/ 21 August 1998

Walking into a bullet

Charl Blignaut On stage in Johannesburg

If what it takes for a talented young black co-writer and director to get his latest play mounted on the main stage at the Market Theatre is a Standard Bank Young Artist Award for Drama, an acclaimed United States tour and an artistic directorship at the North West arts council, then thank heavens for Aubrey Sekhabi.

Right the way through Not With My Gun I found myself wondering what the impact and literary value of the play might have been if it was relegated, as usual, to the nominal-budget limited-seat venues that new black texts seem to illicit.

Would the ever-divine Baby Cele’s entrance in a poofter pink nightgown have commanded as powerful a sense of occasion as it does on the vast and revamped main stage? Would the dynamics of new money and the black middle class have been as poignant without the luxury of a spacious set?

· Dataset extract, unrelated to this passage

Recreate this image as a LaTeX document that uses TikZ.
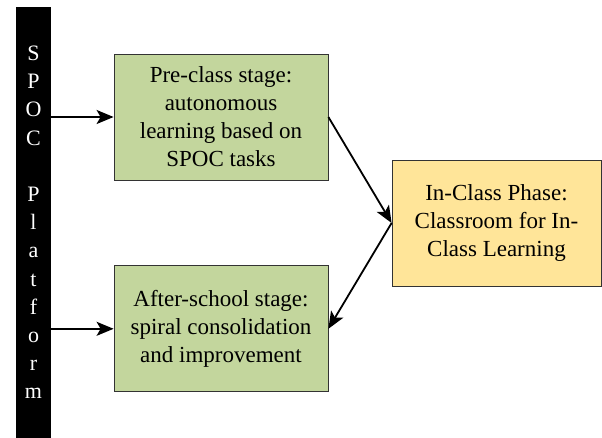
\documentclass[tikz,border=0pt]{standalone}
\usepackage{fontspec}
\setmainfont{Liberation Serif}
\newfontfamily\platfont{Liberation Serif}
\definecolor{colstage}{RGB}{195,214,157}
\definecolor{colclass}{RGB}{255,229,153}
\usetikzlibrary{
	arrows.meta,
	positioning
}
\tikzset{
	>={Stealth[length=17pt, width=14pt, inset=4pt]},
	flow/.style={->, line width=1.8pt},
	stagebox/.style={rectangle, draw=black!80, line width=0.8pt, fill=colstage,
		minimum width=214pt, minimum height=126pt, inner sep=0pt,
		align=center, font=\rmfamily\fontsize{23}{28}\selectfont},
	classbox/.style={stagebox, fill=colclass, minimum width=209pt},
	platform/.style={rectangle, fill=black, text=white, minimum width=35pt,
		minimum height=431pt, inner sep=0pt, align=center,
		font=\platfont\fontsize{22}{28.2}\selectfont}
}

\begin{document}
\begin{tikzpicture}[x=1pt, y=-1pt]
	\useasboundingbox (0,0) rectangle (602,438);

	\node[platform] (spoc) at (33.5,222.5)
		{S\\P\\O\\C\\{}\\P\\l\\a\\t\\f\\o\\r\\m};

	\node[stagebox] (pre) at (221,117)
		{Pre-class stage:\\autonomous\\learning based on\\SPOC tasks};
	\node[stagebox] (after) [below=85pt of pre]
		{After-school stage:\\spiral consolidation\\and improvement};
	\node[classbox] (inclass) at (496.5,223)
		{In-Class Phase:\\Classroom for In-\\Class Learning};

	\draw[flow] (spoc.east |- pre.west) -- (pre.west);
	\draw[flow] (spoc.east |- after.west) -- (after.west);
	\draw[flow] (pre.east) -- (inclass.west);
	\draw[flow] (inclass.west) -- (after.east);
\end{tikzpicture}
\end{document}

More significantly, would the – predominently black – audience have felt that same sense of collective pride in the ability of a popular new playwright to work loose a decent budget investment and then make like Slabolepszy or Fugard and test the limelight with a real depiction of everyday lives?

It’s a test that Sekhabi – despite an agonising half hour or so of drawn-out plotting somewhere in the middle – has passed with distinction.

Not With My Gun is, in every sense, a product of new developments on the local stage. Emerging from what he refers to as our theatre’s “laboratory phase” and its focus on the workshop, Sekhabi is beginning to find his formula.

It is his ability to draw an audience in and allow them to identify with his characters – in this instance four life-long friends celebrating on the evening before one of their weddings – that is breeding his particular strain of pop.

Sure, Not With My Gun is commercial, but it’s mainstream with a message. Once Sekhabi has finally got our undivided attention he then moves swiftly in for the kill, pulling no punches as his characters are forced to confront a white burglar and test their desire for revenge.

By the end the audience is left reeling, taking from the theatre a lingering question: even if a black life is indeed still less valuable than a white life, does that mean that black South Africans must stoop to the levels of the “former” white mentality?

That Aubrey Sekhabi can disguise an overarching and un-naff moral polemic within a fairly predictable plot’s inevitable clichs and then twist the pop formula to compel his audience is one of the most exciting developments on the local stage in many moons. That he has offered six black actors the chance to settle into some meatier roles is a bonus.

Hell, at the very least Not With My Gun has proven that emerging black theatre can draw an audience. If black patrons are not frequenting theatres in South Africa then why were there 500 seats filled last Saturday at 6pm. After all, how do you know if you don’t try?